Resilience: How to Make Campus Facilities Safer, More Sustainable
As the effects of climate change intensify, resilience takes on vital importance. A new rating system - RELi - helps designers and FMs measure and implement resilience on campus.
In late 2017, the U.S. Green Building Council (USGBC) adopted a new resilient building and design standard called RELi. Developed in conjunction with Perkins+Will, the Institute for Market Transformation to Sustainability (MTS) and others, RELi prescribes methods for designing more resilient buildings, neighborhoods, and communities — and by extension, university campuses. RELi is designed to be a predictive roadmap to help everyone, from architects and city planners to business and governments, better prepare for shocks and stressors to their institutions and communities, from natural disasters like hurricanes and droughts, to extreme instances of social volatility. USGBC adopting RELi means that it will soon become a global rating standard.
When it comes to campus planning, discussions about sustainability are shifting to this more in-depth conversation about resilience. Resilience — taking into account economic, environmental, and social factors as they relate to the probability and impact of risks associated with the site and facility when designing — is an important challenge for campus planners, especially as climate change continues to loom as a global environmental threat.
Across the nation, campuses large and small have begun implementing notable resilient and sustainable design programs. For example, Arkansas Tech University is among the first universities that went through this resilience-focused master planning process. Arkansas Tech started out as a campus without strong sustainability elements, that then went through a robust resilience and sustainability conversion. Facility managers at Arkansas Tech talked in-depth with a range of campus stakeholders about the fundamental and potential threats to the university both near- and long-term. These chronic stressors such as funding and acute shocks like tornados or floods can typically be identified and reasonably predicted to occur, and therefore preemptive design elements can be implemented to make the campus more resilient against them. Due to its location, the Arkansas Tech campus was having continual issues with flooding, as a significant portion of the institution was built within 100- and 500-year floodplains. This location was causing consistent problems for both the university and the student body. The campus operations team worked tirelessly with the support of designers to conceive of long-term design solutions that helped prevent campus flooding and address ways issues of flooding within the existing campus could be best mitigated in the future. One of the solutions was creating an additional point of entrance, to make sure that all students and staff could exit safely in the case of flooding. Also, to avoid repeating past mistakes, newer campus areas were designed out of the floodplain.

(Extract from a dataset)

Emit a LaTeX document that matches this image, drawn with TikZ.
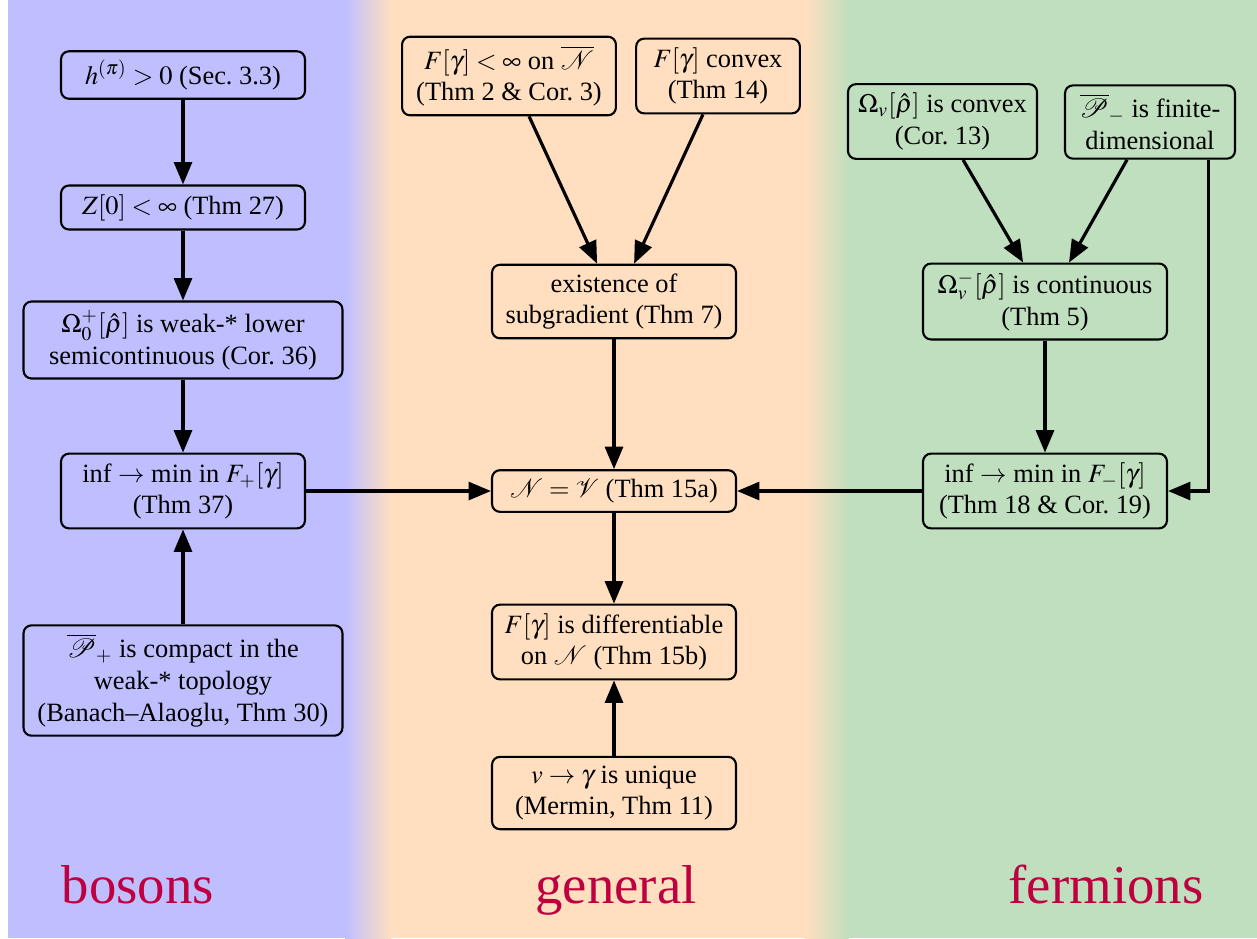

The resilience planning process should be focused on recognizing the reality and gravity of climate change, as well as large shifts in communities. It is extremely important to figure out a way to address these issues deliberately and head on, as opposed to simply implementing short-term prevention measures. In May of 2019, more than 300 tornadoes occurred across the United States. If these and other such impacts of climate change are reasonably foreseeable, facility managers have a responsibility to design and plan for them before they happen.
Stephen Coulston is principal with Perkins + Will, Austin, Tex.